Philippe Coquard’s Vineyard Reflections on a Difficult Spring
On May 4th, Philippe Coquard of Wollersheim Winery in Prairie Du Sac, Wisconsin commented on his spring 2012 vineyard experiences in the Wisconsin Grape Growers Association internet discussion forum. Coquard has one of the largest vineyards in Wisconsin at 27 acres and operates Wollersheim, the state’s largest winery, with his wife, Julie.
Philippe allowed Midwest Wine Press to print excerpts of his recent WGGA forum comments with the hope that other growers could learn from his experiences. For more information on the Wisconsin Grape Growers Association, please visit http://wigrapes.org. Here are Phillipe’s comments:
Hi all. I have been waiting to have better news and to share our experience here at Wollersheim Winery. Well it is not pretty!
What a strange year. 80% of the buds on Foch are fully opened with two leaves exposed. Go figure. Millot is late this year; thank God. And the whites are “more” normal with bud swelled to pink tips.
We have been battling frost since last Thursday (4/26) when we had 27 F at 10 feet and 26 F at 3 feet with the relative humidity at 40% and dew points from 14 F to 28 F. For frost protection, we have three wind machines, the frost dragon and some make shift heaters and fans and we still didn’t win the battle. Did we minimize the damage? We sure would like to think so. Three of us started our routine every night at 1 a.m. and went to until sun up. We kept on trying.
Did Kocide help ?? Like it has been said, it’s not proven. But did it hurt? No.
Sloped vineyards didn’t prove to be much better than flat land. Again go figure!
The only thing that appears to have made a significant difference is the training height. On our big, flat plateau, we have the two kinds of grapes side by side with a big wind machine located at the lowest point in order to “draw” the cold air down. Well, on the high trained side, we see 5% to 10% damage. On the low trained side, we see 60% damage. The results were the same on the slopes, the higher trained vine did better than the low trained.
We do like the Frost Dragon. I will be purchasing a second one. I feel that it is more effective that the wind machine.
Now the numbers, which vary a lot from field to field, with the height of the vines, as well as with the age of the vine and bud stage. If I had to pick a number, I would say that we lost 40% of the buds. It is still early and other buds will push but I think that we will have lost 20% to 30% of the crop.
Flea beetles were bad this year; we never sprayed in the past but we have to now. Deer are already feeding. Yes, they’re feeding on the new shoots so in one week we fenced all 27 acres.
So who still wants to grow grapes? It hasn’t been an easy week but we will survive and still make the best possible wines with what we will harvest.

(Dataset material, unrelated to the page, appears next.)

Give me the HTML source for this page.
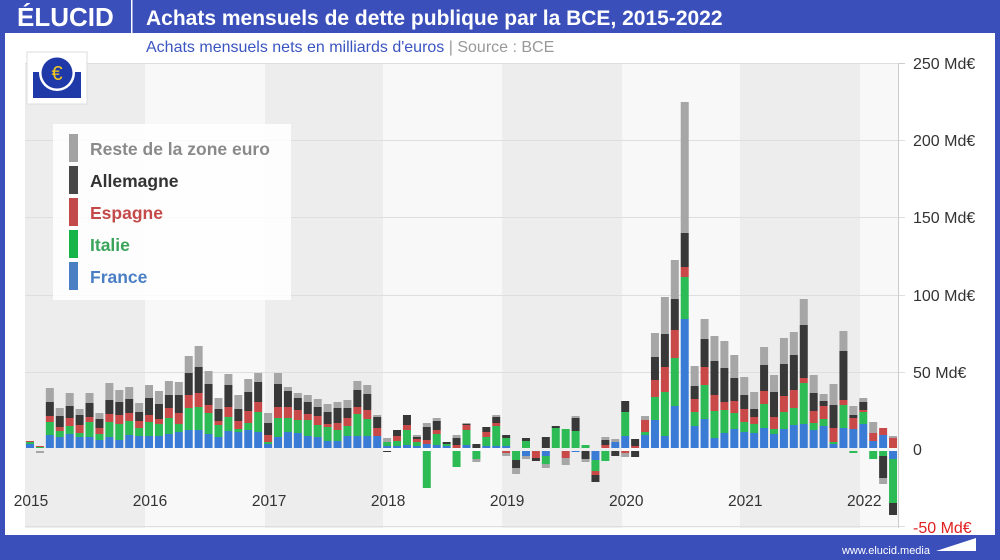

The whites will not have been touched by all the problems. Good thing for the ice wine and the brandy.
Thanks All. Talk soon.
Publisher’s Note: Midwest Wine Press visited Central and West Central Wisconsin vineyards during the week of May 7th. Foch and Edelweiss seemed to have the most freeze damage. (Foch has vinifera parentage that makes it less cold hardy than other cold climate vines.) However, frost damage to cold climate varietals was intermittent and seemed to depend greatly on vineyard location. Some vineyards on hilltops near the Wisconsin River and in the Driftless Region seemed to have escaped major freeze damage although some primary buds were clearly dead.